▸ **Task brief**
Check every line below for the word "with" and copy each one that has it.

▸ **Input material**
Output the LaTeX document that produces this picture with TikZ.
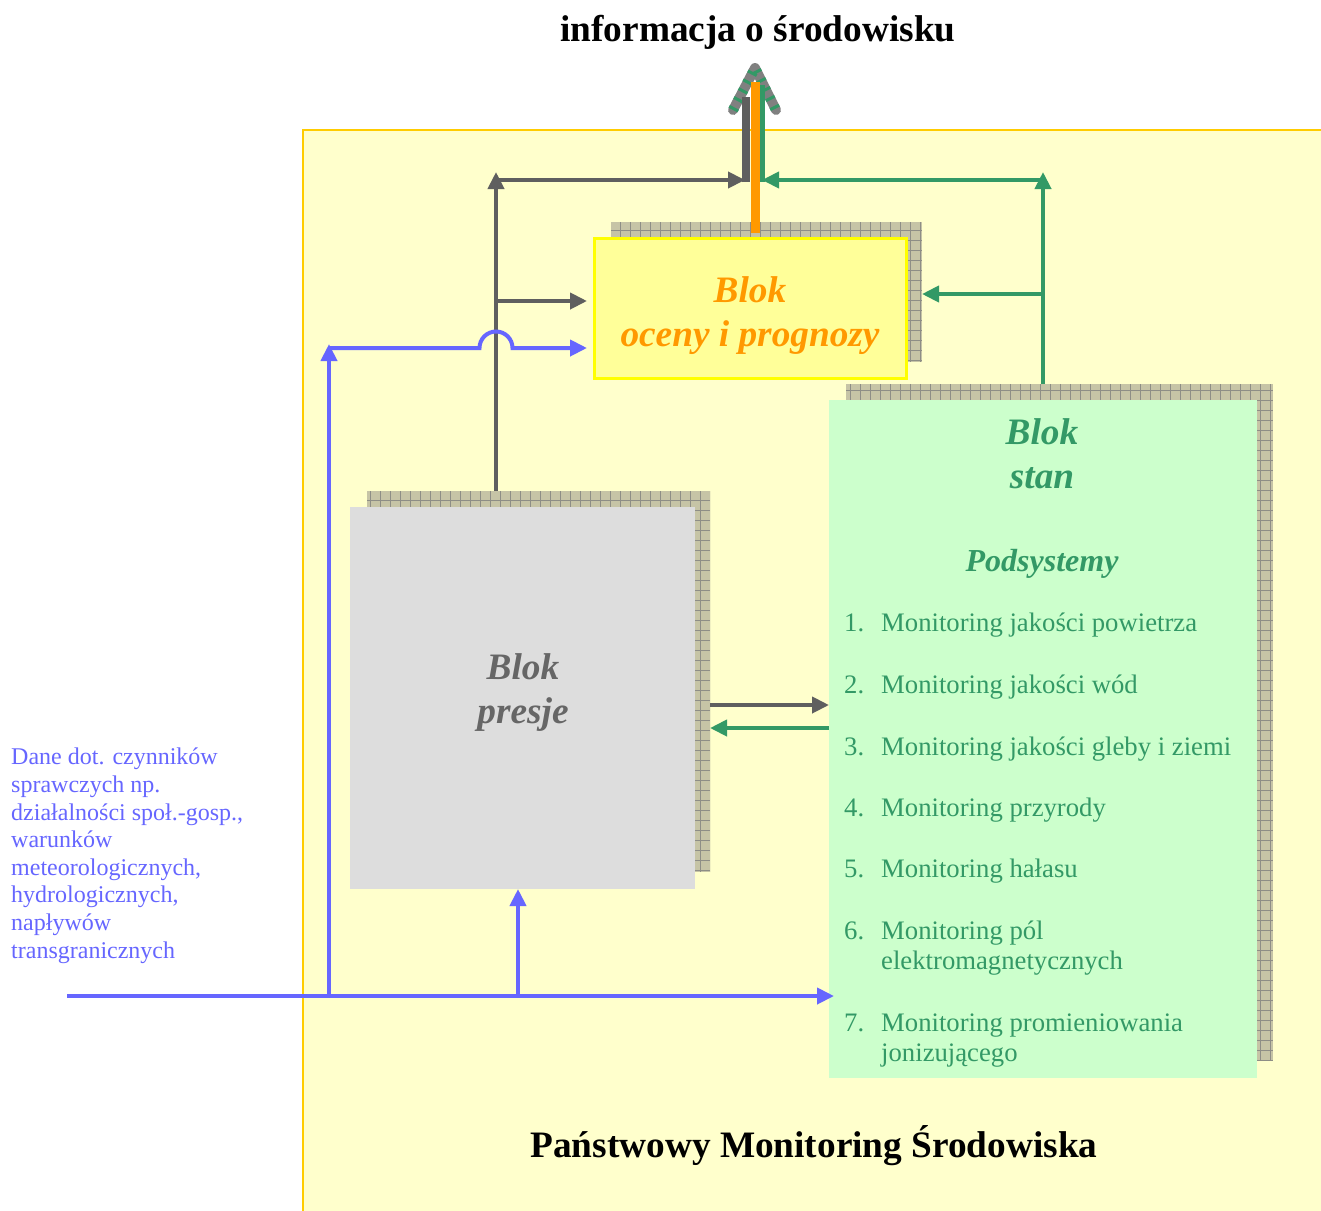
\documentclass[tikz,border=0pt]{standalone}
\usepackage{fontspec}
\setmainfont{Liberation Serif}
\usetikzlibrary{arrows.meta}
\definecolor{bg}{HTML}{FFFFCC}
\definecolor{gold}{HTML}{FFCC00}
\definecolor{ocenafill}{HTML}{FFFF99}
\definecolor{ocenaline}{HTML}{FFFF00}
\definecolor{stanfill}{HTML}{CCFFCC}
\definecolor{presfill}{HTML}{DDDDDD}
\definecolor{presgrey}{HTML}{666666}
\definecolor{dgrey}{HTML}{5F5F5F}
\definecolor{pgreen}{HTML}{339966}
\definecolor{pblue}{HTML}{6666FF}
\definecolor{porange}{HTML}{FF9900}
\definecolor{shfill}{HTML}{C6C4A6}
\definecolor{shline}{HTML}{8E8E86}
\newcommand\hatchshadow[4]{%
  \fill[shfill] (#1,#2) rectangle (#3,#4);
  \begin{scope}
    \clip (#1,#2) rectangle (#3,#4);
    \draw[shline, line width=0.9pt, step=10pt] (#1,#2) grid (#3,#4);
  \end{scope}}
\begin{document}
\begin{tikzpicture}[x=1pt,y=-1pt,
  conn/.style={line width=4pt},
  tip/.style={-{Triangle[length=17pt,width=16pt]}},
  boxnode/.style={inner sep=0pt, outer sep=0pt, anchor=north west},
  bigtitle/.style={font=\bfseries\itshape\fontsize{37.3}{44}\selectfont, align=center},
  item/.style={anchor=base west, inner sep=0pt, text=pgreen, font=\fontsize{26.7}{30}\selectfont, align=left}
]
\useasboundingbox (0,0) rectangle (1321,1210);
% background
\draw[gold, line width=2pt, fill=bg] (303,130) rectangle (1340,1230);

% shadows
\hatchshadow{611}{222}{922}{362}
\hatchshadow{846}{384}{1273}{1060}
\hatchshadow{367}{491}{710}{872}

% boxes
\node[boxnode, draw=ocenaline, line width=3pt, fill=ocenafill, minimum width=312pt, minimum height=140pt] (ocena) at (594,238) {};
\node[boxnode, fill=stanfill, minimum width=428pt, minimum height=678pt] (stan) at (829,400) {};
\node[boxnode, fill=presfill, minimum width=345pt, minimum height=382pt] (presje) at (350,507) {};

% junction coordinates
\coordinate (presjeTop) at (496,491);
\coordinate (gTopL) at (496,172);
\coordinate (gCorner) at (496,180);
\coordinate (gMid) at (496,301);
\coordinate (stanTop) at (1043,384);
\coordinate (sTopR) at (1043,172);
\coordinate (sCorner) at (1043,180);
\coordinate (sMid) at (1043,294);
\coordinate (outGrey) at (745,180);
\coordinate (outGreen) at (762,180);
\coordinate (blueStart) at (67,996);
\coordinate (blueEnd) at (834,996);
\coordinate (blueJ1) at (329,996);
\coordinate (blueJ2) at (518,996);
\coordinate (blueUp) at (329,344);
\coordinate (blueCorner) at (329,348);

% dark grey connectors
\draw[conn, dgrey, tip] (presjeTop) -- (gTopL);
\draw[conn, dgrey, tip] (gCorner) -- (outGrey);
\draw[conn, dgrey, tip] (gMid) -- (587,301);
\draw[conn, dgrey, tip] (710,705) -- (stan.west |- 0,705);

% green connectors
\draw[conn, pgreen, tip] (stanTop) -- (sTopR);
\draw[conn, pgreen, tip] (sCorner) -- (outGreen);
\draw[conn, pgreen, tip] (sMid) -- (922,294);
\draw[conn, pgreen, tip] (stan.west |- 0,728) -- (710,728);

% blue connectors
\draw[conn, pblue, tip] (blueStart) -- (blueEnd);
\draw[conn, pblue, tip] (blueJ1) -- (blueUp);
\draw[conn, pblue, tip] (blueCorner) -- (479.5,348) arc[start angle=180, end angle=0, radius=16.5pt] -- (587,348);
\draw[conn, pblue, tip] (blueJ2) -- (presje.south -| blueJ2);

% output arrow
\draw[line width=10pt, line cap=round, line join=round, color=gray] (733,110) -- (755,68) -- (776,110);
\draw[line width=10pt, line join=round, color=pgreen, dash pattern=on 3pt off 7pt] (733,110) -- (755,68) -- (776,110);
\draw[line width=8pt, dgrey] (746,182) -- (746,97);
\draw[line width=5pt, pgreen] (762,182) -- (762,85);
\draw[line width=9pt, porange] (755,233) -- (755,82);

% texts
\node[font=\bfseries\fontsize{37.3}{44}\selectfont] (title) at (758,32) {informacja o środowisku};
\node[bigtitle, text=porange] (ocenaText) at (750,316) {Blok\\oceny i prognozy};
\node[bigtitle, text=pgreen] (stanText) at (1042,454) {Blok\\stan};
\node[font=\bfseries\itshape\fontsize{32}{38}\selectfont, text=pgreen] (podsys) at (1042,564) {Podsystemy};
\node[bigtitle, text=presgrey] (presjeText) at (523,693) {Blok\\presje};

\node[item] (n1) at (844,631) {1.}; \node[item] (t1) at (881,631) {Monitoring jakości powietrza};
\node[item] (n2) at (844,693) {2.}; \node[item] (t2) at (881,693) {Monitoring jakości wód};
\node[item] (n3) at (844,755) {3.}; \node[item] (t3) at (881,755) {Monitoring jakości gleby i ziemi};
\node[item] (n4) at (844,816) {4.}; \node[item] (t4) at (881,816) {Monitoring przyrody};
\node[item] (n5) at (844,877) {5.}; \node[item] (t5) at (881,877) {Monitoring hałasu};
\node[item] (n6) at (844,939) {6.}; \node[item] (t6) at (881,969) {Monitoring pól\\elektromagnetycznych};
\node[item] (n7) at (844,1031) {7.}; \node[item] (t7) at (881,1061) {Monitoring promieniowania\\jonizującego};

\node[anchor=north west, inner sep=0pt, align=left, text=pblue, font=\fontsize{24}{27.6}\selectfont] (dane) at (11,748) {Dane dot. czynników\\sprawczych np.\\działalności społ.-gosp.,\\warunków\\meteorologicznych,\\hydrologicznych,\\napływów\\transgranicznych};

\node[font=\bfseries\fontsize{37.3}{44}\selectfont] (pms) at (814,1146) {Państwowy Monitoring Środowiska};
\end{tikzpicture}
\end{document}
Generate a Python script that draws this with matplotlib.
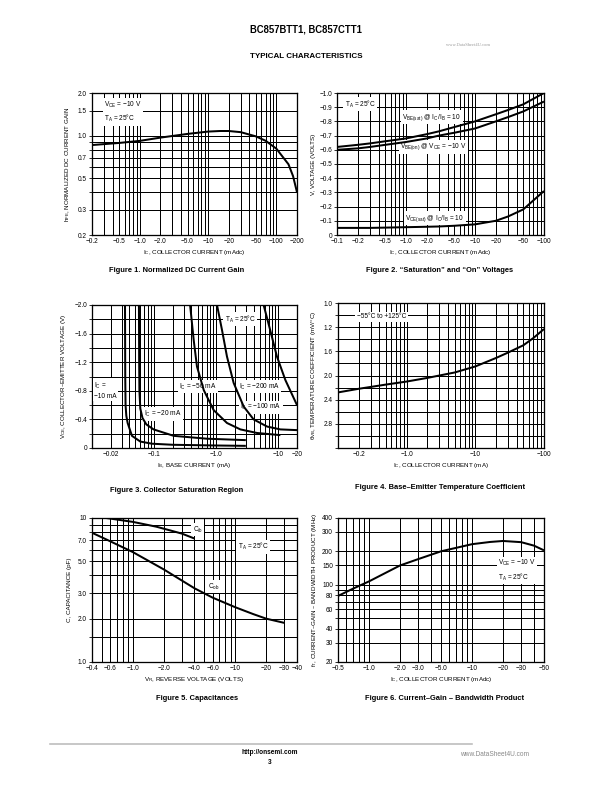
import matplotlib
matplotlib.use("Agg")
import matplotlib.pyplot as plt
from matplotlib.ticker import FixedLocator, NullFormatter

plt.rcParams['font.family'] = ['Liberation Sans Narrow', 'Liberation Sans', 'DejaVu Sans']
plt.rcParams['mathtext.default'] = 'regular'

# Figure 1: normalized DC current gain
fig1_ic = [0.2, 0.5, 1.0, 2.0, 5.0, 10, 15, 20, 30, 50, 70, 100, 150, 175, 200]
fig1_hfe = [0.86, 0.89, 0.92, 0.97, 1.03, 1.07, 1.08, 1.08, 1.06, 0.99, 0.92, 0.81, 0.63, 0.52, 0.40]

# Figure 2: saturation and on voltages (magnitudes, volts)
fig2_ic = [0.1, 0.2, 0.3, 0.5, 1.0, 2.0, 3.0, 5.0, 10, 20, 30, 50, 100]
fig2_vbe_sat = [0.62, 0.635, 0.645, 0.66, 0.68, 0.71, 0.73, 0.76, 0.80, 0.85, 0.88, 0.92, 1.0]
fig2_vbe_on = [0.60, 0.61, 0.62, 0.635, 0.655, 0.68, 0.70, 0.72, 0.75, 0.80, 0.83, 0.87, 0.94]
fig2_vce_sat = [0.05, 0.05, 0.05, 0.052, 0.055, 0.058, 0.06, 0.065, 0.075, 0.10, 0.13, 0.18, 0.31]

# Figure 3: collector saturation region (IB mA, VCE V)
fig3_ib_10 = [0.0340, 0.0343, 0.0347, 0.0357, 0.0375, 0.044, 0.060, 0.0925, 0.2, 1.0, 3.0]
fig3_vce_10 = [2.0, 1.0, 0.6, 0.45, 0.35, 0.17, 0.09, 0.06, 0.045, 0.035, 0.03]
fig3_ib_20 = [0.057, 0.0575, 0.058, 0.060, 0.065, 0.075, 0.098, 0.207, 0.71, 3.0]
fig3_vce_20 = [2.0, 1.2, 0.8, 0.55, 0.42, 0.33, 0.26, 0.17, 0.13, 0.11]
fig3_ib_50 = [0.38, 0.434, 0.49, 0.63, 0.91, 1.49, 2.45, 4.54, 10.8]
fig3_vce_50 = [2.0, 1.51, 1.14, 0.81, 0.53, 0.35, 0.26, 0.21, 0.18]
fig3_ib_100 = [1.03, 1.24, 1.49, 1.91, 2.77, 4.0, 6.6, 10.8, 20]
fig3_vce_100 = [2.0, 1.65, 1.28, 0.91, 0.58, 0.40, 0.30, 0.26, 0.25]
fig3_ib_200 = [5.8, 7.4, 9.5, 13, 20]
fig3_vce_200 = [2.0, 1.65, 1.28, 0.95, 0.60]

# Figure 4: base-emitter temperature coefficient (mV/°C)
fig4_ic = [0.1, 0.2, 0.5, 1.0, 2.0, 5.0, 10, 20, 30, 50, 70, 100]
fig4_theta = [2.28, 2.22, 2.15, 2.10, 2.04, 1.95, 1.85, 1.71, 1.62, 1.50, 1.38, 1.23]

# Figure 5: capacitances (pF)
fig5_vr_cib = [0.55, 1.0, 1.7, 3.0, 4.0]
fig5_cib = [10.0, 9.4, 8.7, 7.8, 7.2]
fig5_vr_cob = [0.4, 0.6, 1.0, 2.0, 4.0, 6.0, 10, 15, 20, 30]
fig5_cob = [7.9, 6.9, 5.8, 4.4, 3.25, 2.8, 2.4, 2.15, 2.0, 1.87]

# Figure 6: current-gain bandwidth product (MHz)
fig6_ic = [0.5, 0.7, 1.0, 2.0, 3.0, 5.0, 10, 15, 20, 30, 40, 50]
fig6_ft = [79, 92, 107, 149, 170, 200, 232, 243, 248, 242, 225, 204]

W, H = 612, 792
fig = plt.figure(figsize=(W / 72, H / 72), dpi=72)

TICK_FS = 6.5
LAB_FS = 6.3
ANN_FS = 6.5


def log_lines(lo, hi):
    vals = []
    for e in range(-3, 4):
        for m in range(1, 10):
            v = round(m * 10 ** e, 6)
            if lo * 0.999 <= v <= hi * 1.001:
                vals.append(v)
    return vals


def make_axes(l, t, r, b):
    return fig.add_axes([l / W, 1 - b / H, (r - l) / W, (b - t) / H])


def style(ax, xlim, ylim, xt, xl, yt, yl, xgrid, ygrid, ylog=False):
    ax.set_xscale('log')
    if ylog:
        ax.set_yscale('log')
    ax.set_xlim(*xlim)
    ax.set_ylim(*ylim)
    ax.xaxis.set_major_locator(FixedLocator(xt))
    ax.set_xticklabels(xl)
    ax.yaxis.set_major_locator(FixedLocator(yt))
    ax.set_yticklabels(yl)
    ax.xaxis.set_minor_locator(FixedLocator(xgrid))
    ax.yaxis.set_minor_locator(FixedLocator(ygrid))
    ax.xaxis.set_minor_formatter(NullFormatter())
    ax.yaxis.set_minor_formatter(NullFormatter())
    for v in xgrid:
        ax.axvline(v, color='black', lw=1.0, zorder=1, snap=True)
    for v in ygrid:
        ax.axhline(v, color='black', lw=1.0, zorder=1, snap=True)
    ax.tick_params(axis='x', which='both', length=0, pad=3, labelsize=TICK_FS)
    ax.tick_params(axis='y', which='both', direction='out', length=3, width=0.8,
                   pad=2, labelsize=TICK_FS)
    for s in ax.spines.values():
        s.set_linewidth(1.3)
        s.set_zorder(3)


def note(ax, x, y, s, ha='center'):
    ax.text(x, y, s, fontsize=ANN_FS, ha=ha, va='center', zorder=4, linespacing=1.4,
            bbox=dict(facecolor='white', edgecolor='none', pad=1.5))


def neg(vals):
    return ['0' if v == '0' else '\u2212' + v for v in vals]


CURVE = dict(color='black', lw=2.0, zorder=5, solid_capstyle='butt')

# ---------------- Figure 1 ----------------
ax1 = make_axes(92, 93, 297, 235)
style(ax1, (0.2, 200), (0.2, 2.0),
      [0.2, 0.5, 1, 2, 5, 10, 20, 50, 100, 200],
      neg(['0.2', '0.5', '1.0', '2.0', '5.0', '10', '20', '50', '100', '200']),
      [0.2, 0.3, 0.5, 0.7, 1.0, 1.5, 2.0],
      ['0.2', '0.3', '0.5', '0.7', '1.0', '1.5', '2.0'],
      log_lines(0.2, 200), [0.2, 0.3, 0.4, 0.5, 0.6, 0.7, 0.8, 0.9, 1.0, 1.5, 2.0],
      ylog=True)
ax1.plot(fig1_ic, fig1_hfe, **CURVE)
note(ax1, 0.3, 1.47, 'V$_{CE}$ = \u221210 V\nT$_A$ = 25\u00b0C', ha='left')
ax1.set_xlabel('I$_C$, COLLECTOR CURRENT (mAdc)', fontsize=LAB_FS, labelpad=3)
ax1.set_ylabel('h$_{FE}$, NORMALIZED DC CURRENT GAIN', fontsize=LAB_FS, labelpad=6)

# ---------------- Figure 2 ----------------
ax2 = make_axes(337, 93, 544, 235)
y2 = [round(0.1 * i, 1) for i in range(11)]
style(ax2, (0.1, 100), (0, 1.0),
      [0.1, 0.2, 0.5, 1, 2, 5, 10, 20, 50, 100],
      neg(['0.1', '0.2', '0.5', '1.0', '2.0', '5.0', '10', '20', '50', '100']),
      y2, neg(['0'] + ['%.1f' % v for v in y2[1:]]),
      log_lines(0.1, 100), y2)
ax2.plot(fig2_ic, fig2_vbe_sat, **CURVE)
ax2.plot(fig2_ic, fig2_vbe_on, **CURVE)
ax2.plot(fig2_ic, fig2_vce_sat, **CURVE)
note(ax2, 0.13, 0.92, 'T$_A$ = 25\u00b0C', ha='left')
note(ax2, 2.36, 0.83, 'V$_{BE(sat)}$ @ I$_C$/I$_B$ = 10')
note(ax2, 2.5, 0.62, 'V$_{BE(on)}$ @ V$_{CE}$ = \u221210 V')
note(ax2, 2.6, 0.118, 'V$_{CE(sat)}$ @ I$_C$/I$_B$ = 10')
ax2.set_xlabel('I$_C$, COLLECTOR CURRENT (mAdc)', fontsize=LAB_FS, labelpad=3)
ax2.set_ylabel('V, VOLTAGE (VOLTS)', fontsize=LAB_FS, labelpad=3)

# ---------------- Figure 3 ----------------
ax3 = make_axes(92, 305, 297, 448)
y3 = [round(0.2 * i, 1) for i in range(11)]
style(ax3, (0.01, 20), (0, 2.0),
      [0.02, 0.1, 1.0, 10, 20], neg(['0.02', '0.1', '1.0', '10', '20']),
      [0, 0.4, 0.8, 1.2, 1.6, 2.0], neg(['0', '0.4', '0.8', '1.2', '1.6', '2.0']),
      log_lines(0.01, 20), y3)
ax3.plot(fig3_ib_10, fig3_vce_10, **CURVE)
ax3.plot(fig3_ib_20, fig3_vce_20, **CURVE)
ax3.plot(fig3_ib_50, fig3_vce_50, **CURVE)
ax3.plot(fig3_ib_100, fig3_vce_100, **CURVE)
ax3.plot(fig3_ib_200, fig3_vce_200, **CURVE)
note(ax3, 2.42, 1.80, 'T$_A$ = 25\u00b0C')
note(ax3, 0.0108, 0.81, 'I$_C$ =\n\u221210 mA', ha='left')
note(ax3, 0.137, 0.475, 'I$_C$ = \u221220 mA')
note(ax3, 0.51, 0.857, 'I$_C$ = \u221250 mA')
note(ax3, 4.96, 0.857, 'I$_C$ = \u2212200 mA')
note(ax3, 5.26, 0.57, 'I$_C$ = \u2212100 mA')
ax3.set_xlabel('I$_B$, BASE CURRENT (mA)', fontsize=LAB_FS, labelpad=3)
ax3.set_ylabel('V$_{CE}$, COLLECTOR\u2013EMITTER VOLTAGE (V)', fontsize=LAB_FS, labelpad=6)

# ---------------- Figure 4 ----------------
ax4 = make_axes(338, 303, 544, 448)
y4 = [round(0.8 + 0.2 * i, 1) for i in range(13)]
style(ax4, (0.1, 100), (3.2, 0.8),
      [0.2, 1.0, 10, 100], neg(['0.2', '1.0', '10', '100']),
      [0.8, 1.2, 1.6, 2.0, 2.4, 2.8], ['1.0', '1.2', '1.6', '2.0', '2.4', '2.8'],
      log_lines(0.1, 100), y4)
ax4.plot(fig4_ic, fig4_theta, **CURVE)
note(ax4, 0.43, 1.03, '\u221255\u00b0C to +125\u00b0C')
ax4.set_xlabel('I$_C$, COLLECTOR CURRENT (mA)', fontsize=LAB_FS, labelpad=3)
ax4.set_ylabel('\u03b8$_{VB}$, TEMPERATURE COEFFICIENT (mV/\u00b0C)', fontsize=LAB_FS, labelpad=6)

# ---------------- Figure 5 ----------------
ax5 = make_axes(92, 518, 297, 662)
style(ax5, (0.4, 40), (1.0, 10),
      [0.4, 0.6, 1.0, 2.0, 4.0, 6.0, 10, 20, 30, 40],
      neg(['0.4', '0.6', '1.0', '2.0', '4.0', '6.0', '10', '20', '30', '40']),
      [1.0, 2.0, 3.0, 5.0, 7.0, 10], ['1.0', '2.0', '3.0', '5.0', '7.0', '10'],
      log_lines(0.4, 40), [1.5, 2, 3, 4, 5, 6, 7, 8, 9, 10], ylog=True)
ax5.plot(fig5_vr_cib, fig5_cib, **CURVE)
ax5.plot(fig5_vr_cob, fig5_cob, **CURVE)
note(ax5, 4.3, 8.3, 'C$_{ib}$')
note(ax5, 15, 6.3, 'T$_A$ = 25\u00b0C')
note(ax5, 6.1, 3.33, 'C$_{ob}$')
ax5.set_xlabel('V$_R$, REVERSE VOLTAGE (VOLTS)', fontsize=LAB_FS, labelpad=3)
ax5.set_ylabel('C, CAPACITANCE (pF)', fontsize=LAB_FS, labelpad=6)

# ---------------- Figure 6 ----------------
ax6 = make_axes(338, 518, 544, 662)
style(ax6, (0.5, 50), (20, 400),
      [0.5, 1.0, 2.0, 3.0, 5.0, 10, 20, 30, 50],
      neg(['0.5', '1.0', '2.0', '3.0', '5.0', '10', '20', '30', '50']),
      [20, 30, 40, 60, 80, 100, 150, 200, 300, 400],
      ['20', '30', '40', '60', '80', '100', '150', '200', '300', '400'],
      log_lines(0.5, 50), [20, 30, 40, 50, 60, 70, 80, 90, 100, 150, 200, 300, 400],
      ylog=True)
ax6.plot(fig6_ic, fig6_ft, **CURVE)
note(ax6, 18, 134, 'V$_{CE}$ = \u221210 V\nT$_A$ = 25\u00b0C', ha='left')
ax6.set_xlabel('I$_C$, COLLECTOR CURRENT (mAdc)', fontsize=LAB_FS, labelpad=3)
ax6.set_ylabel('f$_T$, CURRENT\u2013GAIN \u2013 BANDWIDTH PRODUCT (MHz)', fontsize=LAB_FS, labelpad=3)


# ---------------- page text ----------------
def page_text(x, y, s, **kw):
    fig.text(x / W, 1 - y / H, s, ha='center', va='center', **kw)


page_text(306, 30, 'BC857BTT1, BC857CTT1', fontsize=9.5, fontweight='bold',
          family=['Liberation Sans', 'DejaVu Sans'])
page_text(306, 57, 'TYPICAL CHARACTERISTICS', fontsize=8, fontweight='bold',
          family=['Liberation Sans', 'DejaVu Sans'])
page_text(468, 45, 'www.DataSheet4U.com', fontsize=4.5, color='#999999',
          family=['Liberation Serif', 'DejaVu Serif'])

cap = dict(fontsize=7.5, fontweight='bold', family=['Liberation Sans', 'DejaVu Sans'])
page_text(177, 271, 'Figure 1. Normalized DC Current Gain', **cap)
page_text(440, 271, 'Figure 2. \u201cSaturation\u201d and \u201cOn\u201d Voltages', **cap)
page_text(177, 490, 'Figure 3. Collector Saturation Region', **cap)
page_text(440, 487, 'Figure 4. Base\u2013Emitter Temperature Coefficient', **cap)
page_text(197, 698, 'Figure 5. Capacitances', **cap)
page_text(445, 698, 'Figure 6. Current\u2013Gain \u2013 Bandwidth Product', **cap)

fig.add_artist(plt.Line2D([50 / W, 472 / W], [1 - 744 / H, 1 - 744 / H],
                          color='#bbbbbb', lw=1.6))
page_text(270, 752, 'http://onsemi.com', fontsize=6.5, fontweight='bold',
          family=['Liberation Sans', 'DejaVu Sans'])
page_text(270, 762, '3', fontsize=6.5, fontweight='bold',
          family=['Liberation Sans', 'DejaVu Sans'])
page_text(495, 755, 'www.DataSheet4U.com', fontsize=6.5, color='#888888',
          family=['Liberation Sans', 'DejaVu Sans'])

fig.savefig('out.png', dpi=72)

▸ **Correct result**
Output the LaTeX document that produces this picture with TikZ.
Generate a Python script that draws this with matplotlib.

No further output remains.